Топоров отмечал, что «ни один из классиков русской литературы XIX в. так много не потерял в мнении читателя века нынешнего, как Тургенев»[68]. Тургеневское повествование в основном воспринималось как безыскусно «монологическое», в противовес «диалогу» Достоевского – хотя сам М. М. Бахтин признавал язык тургеневских романов «далеким от поэтического абсолютизма»[69]. Правда, это и не «двуголосое слово» Бахтина: «Преломлять свои интонации в чужом слове Тургенев не любил и не умел. Двуголосое слово ему плохо удавалось… Поэтому он избирал рассказчика из своего социального круга»[70].

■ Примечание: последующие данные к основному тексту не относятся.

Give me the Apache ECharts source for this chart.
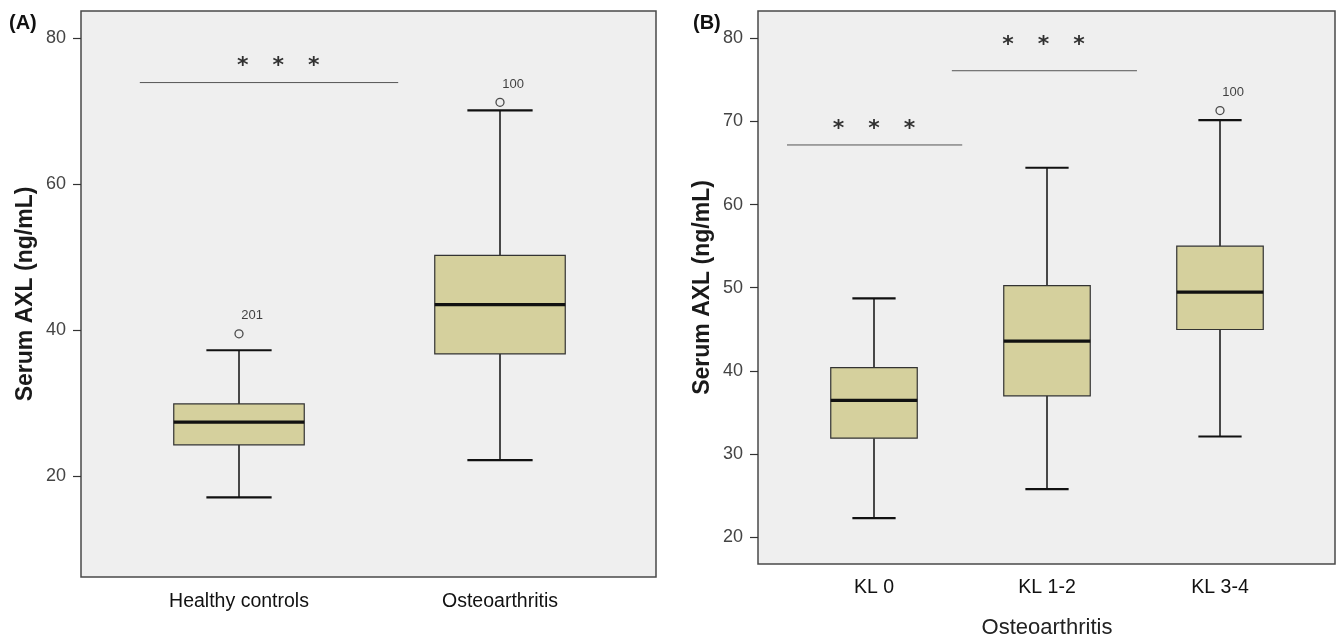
<!DOCTYPE html>
<html>
<head>
<meta charset="utf-8">
<title>Serum AXL</title>
<script src="https://cdn.jsdelivr.net/npm/echarts@6/dist/echarts.min.js"></script>
<style>
  html, body { margin: 0; padding: 0; background: #fff; }
  #chart { width: 1336px; height: 644px; }
</style>
</head>
<body>
<div id="chart"></div>
<script>
// panel A
const groupsA = ['Healthy controls', 'Osteoarthritis']
const minA = [17.1, 22.2]
const q1A = [24.3, 36.75]
const medianA = [27.4, 43.5]
const q3A = [29.9, 50.25]
const maxA = [37.25, 70.1]
const outliersA = [[0, 39.5, '201'], [1, 71.2, '100']]
const ticksA = [20, 40, 60, 80]
const sigLineA = [[-0.38, 73.9], [0.61, 73.9]]
const sigStarA = [0.15, 76.6]

// panel B
const groupsB = ['KL 0', 'KL 1-2', 'KL 3-4']
const minB = [22.15, 25.65, 32.0]
const q1B = [31.8, 36.9, 44.9]
const medianB = [36.35, 43.5, 49.4]
const q3B = [40.3, 50.2, 54.95]
const maxB = [48.65, 64.4, 70.15]
const outliersB = [[2, 71.3, '100']]
const ticksB = [20, 30, 40, 50, 60, 70, 80]
const sigLinesB = [
  [[-0.55, 67.15], [0.51, 67.15]],
  [[0.45, 76.1], [1.52, 76.1]]
]
const sigStarsB = [[0, 69.4], [0.98, 79.5]]

const sans = '"Liberation Sans", Arial, sans-serif'
const boxFill = '#d5d09d'
const frameBg = '#efefef'

const boxRows = (mins, q1s, meds, q3s, maxs) =>
  mins.map((v, i) => [i, v, q1s[i], meds[i], q3s[i], maxs[i]])

function renderBox(params, api) {
  const i = api.value(0)
  const band = api.size([1, 0])[0]
  const half = band * 0.25
  const cap = band * 0.125
  const pMin = api.coord([i, api.value(1)])
  const pQ1 = api.coord([i, api.value(2)])
  const pMed = api.coord([i, api.value(3)])
  const pQ3 = api.coord([i, api.value(4)])
  const pMax = api.coord([i, api.value(5)])
  const x = pMed[0]
  const seg = (x1, y1, x2, y2, w) => ({
    type: 'line',
    shape: { x1, y1, x2, y2 },
    style: { stroke: '#111', lineWidth: w }
  })
  return {
    type: 'group',
    children: [
      seg(x, pQ3[1], x, pMax[1], 1.5),
      seg(x, pQ1[1], x, pMin[1], 1.5),
      seg(x - cap, pMax[1], x + cap, pMax[1], 2.2),
      seg(x - cap, pMin[1], x + cap, pMin[1], 2.2),
      {
        type: 'rect',
        shape: { x: x - half, y: pQ3[1], width: half * 2, height: pQ1[1] - pQ3[1] },
        style: { fill: boxFill, stroke: '#333', lineWidth: 1.2 }
      },
      seg(x - half, pMed[1], x + half, pMed[1], 3.2)
    ]
  }
}

function panel(idx, cfg) {
  const g = idx * 2
  const xa = idx * 3
  const ya = idx * 2
  const grids = [
    {
      left: cfg.frame[0], top: 11, width: cfg.frame[1], height: cfg.frameH,
      show: true, backgroundColor: frameBg, borderColor: '#4a4a4a', borderWidth: 1.5
    },
    { left: cfg.inner[0], top: 11, width: cfg.inner[1], height: cfg.frameH }
  ]
  const xAxes = [
    { gridIndex: g, type: 'value', show: false },
    {
      gridIndex: g + 1,
      type: 'category',
      data: cfg.groups,
      axisLine: { show: false },
      axisTick: { alignWithLabel: true, length: 10, lineStyle: { color: '#333', width: 1.2 } },
      axisLabel: { color: '#111', fontFamily: sans, fontSize: 19.5, margin: 15 },
      name: cfg.xName,
      nameLocation: 'middle',
      nameGap: 54,
      nameTextStyle: { color: '#222', fontFamily: sans, fontSize: 22 }
    },
    { gridIndex: g + 1, type: 'value', min: -0.5, max: cfg.groups.length - 0.5, show: false }
  ]
  const yAxes = [
    {
      gridIndex: g,
      type: 'value',
      min: cfg.yMin,
      max: cfg.yMax,
      axisLine: { show: false },
      splitLine: { show: false },
      axisTick: { show: true, length: 8, customValues: cfg.ticks, lineStyle: { color: '#333', width: 1.2 } },
      axisLabel: {
        customValues: cfg.ticks, color: '#444', fontFamily: sans, fontSize: 18, margin: 15
      },
      name: 'Serum AXL (ng/mL)',
      nameLocation: 'middle',
      nameGap: 44,
      nameTextStyle: { color: '#1a1a1a', fontFamily: sans, fontWeight: 'bold', fontSize: 23 }
    },
    { gridIndex: g + 1, type: 'value', min: cfg.yMin, max: cfg.yMax, show: false }
  ]
  const series = [
    {
      type: 'custom',
      xAxisIndex: xa + 1,
      yAxisIndex: ya + 1,
      renderItem: renderBox,
      encode: { x: 0, y: [1, 2, 3, 4, 5] },
      data: cfg.boxes,
      silent: true
    },
    {
      type: 'scatter',
      xAxisIndex: xa + 1,
      yAxisIndex: ya + 1,
      symbol: 'circle',
      symbolSize: 8,
      itemStyle: { color: 'rgba(0,0,0,0)', borderColor: '#222', borderWidth: 1.3 },
      label: {
        show: true, formatter: '{b}', position: [7, -20],
        color: '#111', fontFamily: sans, fontSize: 13
      },
      data: cfg.outliers.map(o => ({ value: [o[0], o[1]], name: o[2] })),
      silent: true
    }
  ]
  cfg.sigLines.forEach(line => {
    series.push({
      type: 'line',
      xAxisIndex: xa + 2,
      yAxisIndex: ya + 1,
      data: line,
      symbol: 'none',
      clip: false,
      silent: true,
      lineStyle: { color: '#555', width: 1 }
    })
  })
  series.push({
    type: 'scatter',
    xAxisIndex: xa + 2,
    yAxisIndex: ya + 1,
    symbolSize: 1,
    itemStyle: { color: 'rgba(0,0,0,0)' },
    label: {
      show: true,
      position: 'inside',
      offset: [0, 3],
      formatter: '{a|*}{a|*}{a|*}',
      rich: {
        a: { fontFamily: 'DejaVu Sans', fontWeight: 'bold', fontSize: 22, color: '#000', padding: [0, 12] }
      }
    },
    data: cfg.stars,
    clip: false,
    silent: true
  })
  return { grids, xAxes, yAxes, series }
}

const pA = panel(0, {
  frame: [81, 575], inner: [108.5, 522], frameH: 566,
  groups: groupsA, xName: '',
  yMin: 6.2, yMax: 83.7, ticks: ticksA,
  boxes: boxRows(minA, q1A, medianA, q3A, maxA),
  outliers: outliersA,
  sigLines: [sigLineA],
  stars: [sigStarA]
})
const pB = panel(1, {
  frame: [758, 577], inner: [787.5, 519], frameH: 553,
  groups: groupsB, xName: 'Osteoarthritis',
  yMin: 16.75, yMax: 83.3, ticks: ticksB,
  boxes: boxRows(minB, q1B, medianB, q3B, maxB),
  outliers: outliersB,
  sigLines: sigLinesB,
  stars: sigStarsB
})

const chart = echarts.init(document.getElementById('chart'))
chart.setOption({
  animation: false,
  backgroundColor: '#fff',
  grid: [...pA.grids, ...pB.grids],
  xAxis: [...pA.xAxes, ...pB.xAxes],
  yAxis: [...pA.yAxes, ...pB.yAxes],
  series: [...pA.series, ...pB.series],
  graphic: [
    {
      type: 'text', left: 9, top: 13,
      style: { text: '(A)', font: 'bold 20px "Liberation Sans", Arial, sans-serif', fill: '#111' }
    },
    {
      type: 'text', left: 693, top: 13,
      style: { text: '(B)', font: 'bold 20px "Liberation Sans", Arial, sans-serif', fill: '#111' }
    }
  ]
})
</script>
</body>
</html>
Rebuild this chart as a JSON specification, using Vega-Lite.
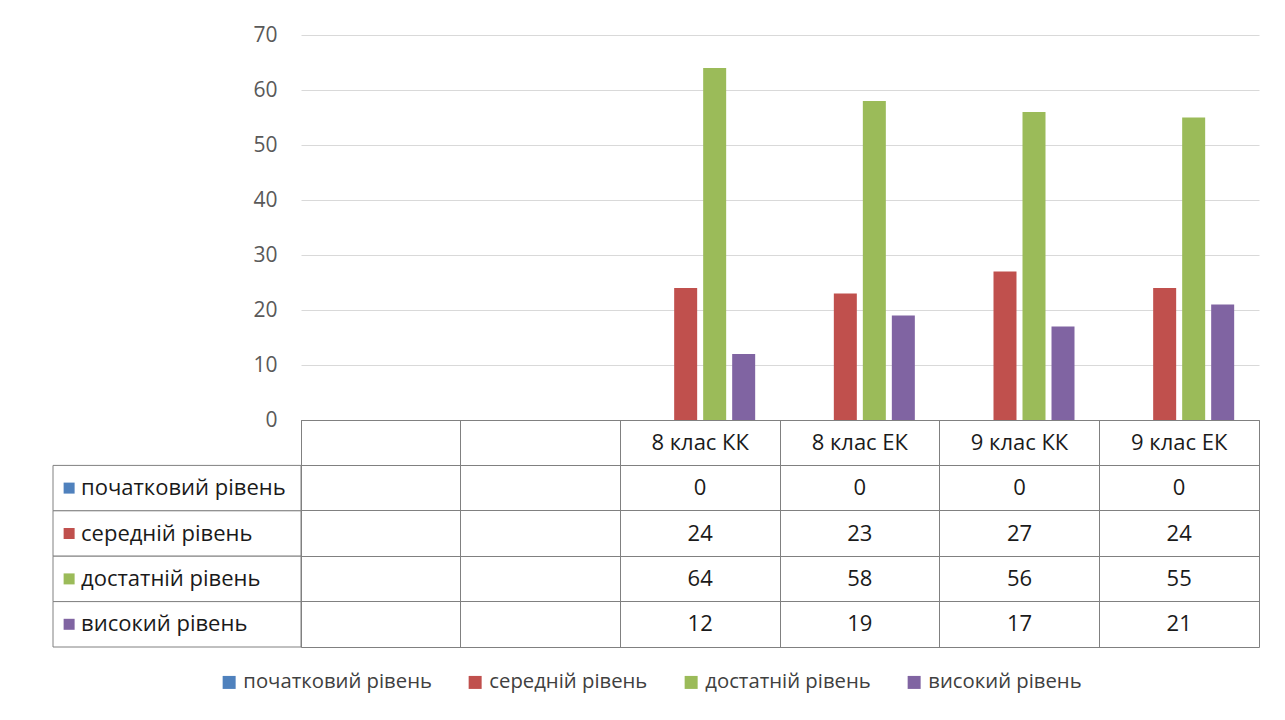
{
  "$schema": "https://vega.github.io/schema/vega-lite/v6.json",
  "padding": {"left": 52, "top": 24, "right": 0, "bottom": 0},
  "autosize": {"type": "pad"},
  "background": "white",
  "config": {
    "font": "Open Sans",
    "view": {"stroke": null},
    "legend": {"title": null, "symbolType": "square", "symbolSize": 169, "symbolStrokeWidth": 0, "symbolOpacity": 1, "labelFontSize": 20.3, "labelColor": "#404040", "columnPadding": 33, "labelLimit": 400, "labelOffset": 4, "direction": "horizontal"}
  },
  "datasets": {
    "scores": [
      {"cls": "8 клас КК", "level": "початковий рівень", "value": 0},
      {"cls": "8 клас КК", "level": "середній рівень", "value": 24},
      {"cls": "8 клас КК", "level": "достатній рівень", "value": 64},
      {"cls": "8 клас КК", "level": "високий рівень", "value": 12},
      {"cls": "8 клас ЕК", "level": "початковий рівень", "value": 0},
      {"cls": "8 клас ЕК", "level": "середній рівень", "value": 23},
      {"cls": "8 клас ЕК", "level": "достатній рівень", "value": 58},
      {"cls": "8 клас ЕК", "level": "високий рівень", "value": 19},
      {"cls": "9 клас КК", "level": "початковий рівень", "value": 0},
      {"cls": "9 клас КК", "level": "середній рівень", "value": 27},
      {"cls": "9 клас КК", "level": "достатній рівень", "value": 56},
      {"cls": "9 клас КК", "level": "високий рівень", "value": 17},
      {"cls": "9 клас ЕК", "level": "початковий рівень", "value": 0},
      {"cls": "9 клас ЕК", "level": "середній рівень", "value": 24},
      {"cls": "9 клас ЕК", "level": "достатній рівень", "value": 55},
      {"cls": "9 клас ЕК", "level": "високий рівень", "value": 21}
    ],
    "classes": [
      {"cls": " "}, {"cls": "  "}, {"cls": "8 клас КК"}, {"cls": "8 клас ЕК"}, {"cls": "9 клас КК"}, {"cls": "9 клас ЕК"}
    ],
    "levels": [
      {"level": "початковий рівень"}, {"level": "середній рівень"}, {"level": "достатній рівень"}, {"level": "високий рівень"}
    ]
  },
  "columns": 2,
  "spacing": 0,
  "bounds": "flush",
  "resolve": {"scale": {"x": "independent", "y": "independent", "color": "shared"}},
  "concat": [
    {
      "width": 248,
      "height": 385,
      "data": {"values": [{"t": ""}]},
      "mark": {"type": "text"},
      "encoding": {"text": {"field": "t"}}
    },
    {
      "width": 958,
      "height": 385,
      "data": {"name": "scores"},
      "mark": {"type": "bar"},
      "encoding": {
        "x": {"field": "cls", "type": "nominal", "scale": {"type": "band", "domain": [" ", "  ", "8 клас КК", "8 клас ЕК", "9 клас КК", "9 клас ЕК"], "paddingInner": 0, "paddingOuter": 0}, "axis": null},
        "xOffset": {"field": "level", "type": "nominal", "scale": {"domain": ["початковий рівень", "середній рівень", "достатній рівень", "високий рівень"], "paddingInner": 0.207, "paddingOuter": 0.856}},
        "y": {"field": "value", "type": "quantitative", "scale": {"domain": [0, 70], "nice": false}, "axis": {"values": [0, 10, 20, 30, 40, 50, 60, 70], "grid": true, "gridColor": "#d9d9d9", "domain": false, "ticks": false, "labelPadding": 24, "labelFontSize": 21, "labelColor": "#595959", "title": null}},
        "color": {"field": "level", "type": "nominal", "scale": {"domain": ["початковий рівень", "середній рівень", "достатній рівень", "високий рівень"], "range": ["#4F81BD", "#C0504D", "#9BBB59", "#8064A2"]},
          "legend": {"orient": "none", "legendX": 166, "legendY": 637, "direction": "horizontal", "title": null, "labelFontSize": 20.3, "labelLimit": 400, "columnPadding": 33, "labelOffset": 4}}
      }
    },
    {
      "width": 248,
      "height": 227,
      "data": {"name": "levels"},
      "layer": [
        {
          "mark": {"type": "rect", "fill": "white", "stroke": "#808080", "strokeWidth": 1},
          "encoding": {
            "y": {"field": "level", "type": "nominal", "scale": {"type": "band", "domain": ["header", "початковий рівень", "середній рівень", "достатній рівень", "високий рівень"], "paddingInner": 0, "paddingOuter": 0}, "axis": null},
            "x": {"datum": 0, "type": "quantitative", "scale": {"domain": [0, 1], "nice": false, "zero": false}, "axis": null},
            "x2": {"datum": 1}
          }
        },
        {
          "mark": {"type": "point", "shape": "square", "filled": true, "size": 121, "opacity": 1},
          "encoding": {
            "y": {"field": "level", "type": "nominal"},
            "x": {"datum": 0.065, "type": "quantitative"},
            "color": {"field": "level", "type": "nominal"}
          }
        },
        {
          "mark": {"type": "text", "align": "left", "baseline": "middle", "fontSize": 22, "color": "#1a1a1a"},
          "encoding": {
            "y": {"field": "level", "type": "nominal"},
            "x": {"datum": 0.113, "type": "quantitative"},
            "text": {"field": "level"}
          }
        }
      ]
    },
    {
      "width": 958,
      "height": 227,
      "view": {"stroke": "#808080"},
      "layer": [
        {
          "data": {"name": "classes"},
          "mark": {"type": "text", "fontSize": 22, "color": "#1a1a1a", "baseline": "middle"},
          "encoding": {
            "x": {"field": "cls", "type": "nominal", "scale": {"type": "band", "domain": [" ", "  ", "8 клас КК", "8 клас ЕК", "9 клас КК", "9 клас ЕК"], "paddingInner": 0, "paddingOuter": 0}, "axis": {"grid": true, "bandPosition": 0, "gridColor": "#808080", "gridOpacity": 1, "labels": false, "ticks": false, "domain": false, "title": null}},
            "y": {"datum": "header", "type": "nominal", "scale": {"type": "band", "domain": ["header", "початковий рівень", "середній рівень", "достатній рівень", "високий рівень"], "paddingInner": 0, "paddingOuter": 0}, "axis": {"grid": true, "bandPosition": 0, "gridColor": "#808080", "gridOpacity": 1, "labels": false, "ticks": false, "domain": false, "title": null}},
            "text": {"field": "cls"}
          }
        },
        {
          "data": {"name": "scores"},
          "mark": {"type": "text", "fontSize": 22, "color": "#1a1a1a", "baseline": "middle"},
          "encoding": {
            "x": {"field": "cls", "type": "nominal"},
            "y": {"field": "level", "type": "nominal"},
            "text": {"field": "value", "type": "quantitative"}
          }
        }
      ]
    }
  ]
}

Многоголосие у Тургенева. Кажется, однако, что все сложнее. Действительно, писатель писал одноголосные повествования – это повести и рассказы 1840-х. Но уже в первом романе, «Рудин», есть обогащающие стилевой ассортимент столкновения речевых масок, где полюса – это немецкий высокий штиль Рудина и снижающий пафос Пигасова – женоненавистника, завистника интеллекта и врага фразы. Между ними располагаются Волынцев и Лежнев, вначале тоже антагонисты Рудина, и последовательный поклонник его Басистов. Основная тема романа – это толкования главного персонажа, от сатирических ранних и злоязычных современных свидетельств и до подводящих уважительный итог посмертных переоценок. В следующем романе, «Дворянское гнездо», стилевые столкновения происходят по линиям «Марфа Тимофеевна – Паншин» и «Лемм – Паншин», причем и за старомодной, прямой и откровенной теткой Лизы, и за ревнителем непреходящих нравственных и эстетических ценностей Леммом стоит немногословная «прекрасная душа» – Лиза и ее невербальные, но верные предпочтения. С Паншиным, наоборот, впоследствии оказывается в стачке жена героя Варвара – образец безнравственности и дурновкусия. Другая линия стилевого спора противопоставляет вернувшегося в Россию из Парижа Лаврецкого (последние годы николаевского царствования он провел там, «уча историю», похоже, de visu и, очевидно, в компании других политэмигрантов) – и застоявшийся быт его поместья, который застыл чуть ли не в XVIII веке. Врезка-инкрустация в начале «Дворянского гнезда» – история трех дворянских поколений рода Лаврецких – создает элегическую историософскую перспективу, в которой прошлое сводится в один континуум с современностью и нравственный выбор персонажей проецируется на отыгранные предками варианты.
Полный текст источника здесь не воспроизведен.